Senza governo e in vista di nuove elezioni, aumenta il disagio dei cittadini di fronte ad un incerto futuro. I politici di professione sono già in fibrillazione nella ricerca di riposizionarsi in modo da non rimanere fuori gioco.
Vi sono spostamenti da un partito ad un altro, candidature che si annunciano, contatti con le persone che contano all’interno delle segreterie di partito. Alcuni cattolici fanno qualcosa di più.
Sembra che vogliano costituire una ‘cosa bianca’, posta al centro dello scacchiere. La gente comune osserva distrattamente gli schieramenti, mentre cerca di capire come si possano risolvere i problemi reali del Paese.
Alla gente va detto di non aspettarsi miracoli da nessuno.
Si possono, però, rimettere nel programma personale dei comportamenti quotidiani quei principi e valori di onestà, laboriosità e solidarietà che sono a fondamento dello sviluppo. Molti, grazie a Dio, lo fanno, ma non tutti. I principi di realismo e di responsabilità sono criteri indispensabili per prevenire e risolvere i problemi della società.
A ciò si aggiunge le necessità di avere amministratori pubblici meno legati ad interessi e ideologie e più affidabili per capacità e competenza. Si tratta, per alcuni, di dare addio al clima del ’68, quello della ‘fantasia al potere’, per dare spazio alla cultura della responsabilità, alla base e ai vertici, nella prospettiva del bene comune. È una rivoluzione culturale da compiere nella mentalità corrente.
La Chiesa italiana ha speso molto in questo campo, da prima ancora del secolo scorso, con la dottrina sociale, il rinnovamento degli studi, le associazioni formative dei laici quali l’Azione cattolica, le Settimane sociali, il Concilio Vaticano II, e poi il Progetto culturale e mille altre iniziative, capillarmente diffuse.
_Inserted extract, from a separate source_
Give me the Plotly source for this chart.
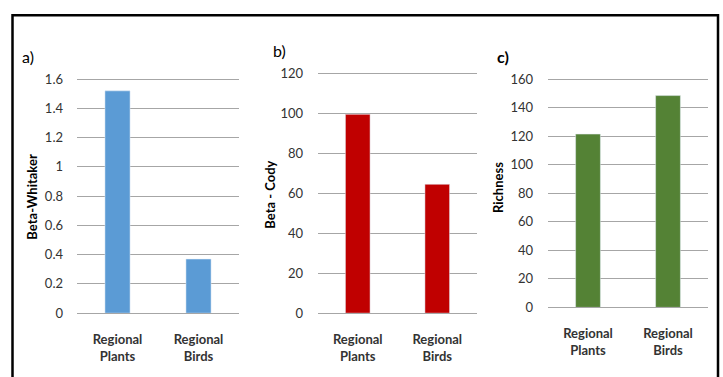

La società italiana ne ha tratto giovamento in tanti ambiti della vita singola e collettiva, ma forse non in misura adeguata allo sforzo.
Uno dei motivi di tale inadeguatezza, oltre che a condizioni avverse e all’opposizione di avversari, è dovuto anche alle diatribe interne del mondo cattolico, come si può evincere dalla vicenda di Rosmini, oggi approdato agli onori degli altari e fino a ieri molto sospettato e poco letto.
Un altro esempio del ritardo di effetti positivi sul piano della cultura si ha nella tiepidezza, se non distacco e ostilità, dei cattolici nei confronti degli strumenti della formazione dell’opinione e della coscienza di cui da molto tempo dispongono, e sono le scuole cattoliche, i giornali e settimanali cattolici, gli strumenti di comunicazione sociale, biblioteche, librerie, radio, televisioni.
In questo modo siamo arrivati al punto da non avere un peso adeguato nell’ambito della cultura riconosciuta, tanto che un pugno di docenti universitari sono stati in grado di fermare il Papa, presentato come un oscurantista dogmatico incompetente e inadatto a svolgere una lectio magistralis in un’università laica. Cultura, comunicazione, formazione, competenze.
È necessario dare un nuovo slancio al progetto culturale. Da parte dei vescovi italiani si nota la volontà di potenziarne l’efficacia, come si può vedere dalla costituzione di un Comitato di cui è stato nominato presidente lo stesso card. Ruini.
Un segno indubbiamente eloquente, che non mancherà di suscitare nuove energie capillarmente innervate nelle varie realtà ecclesiali.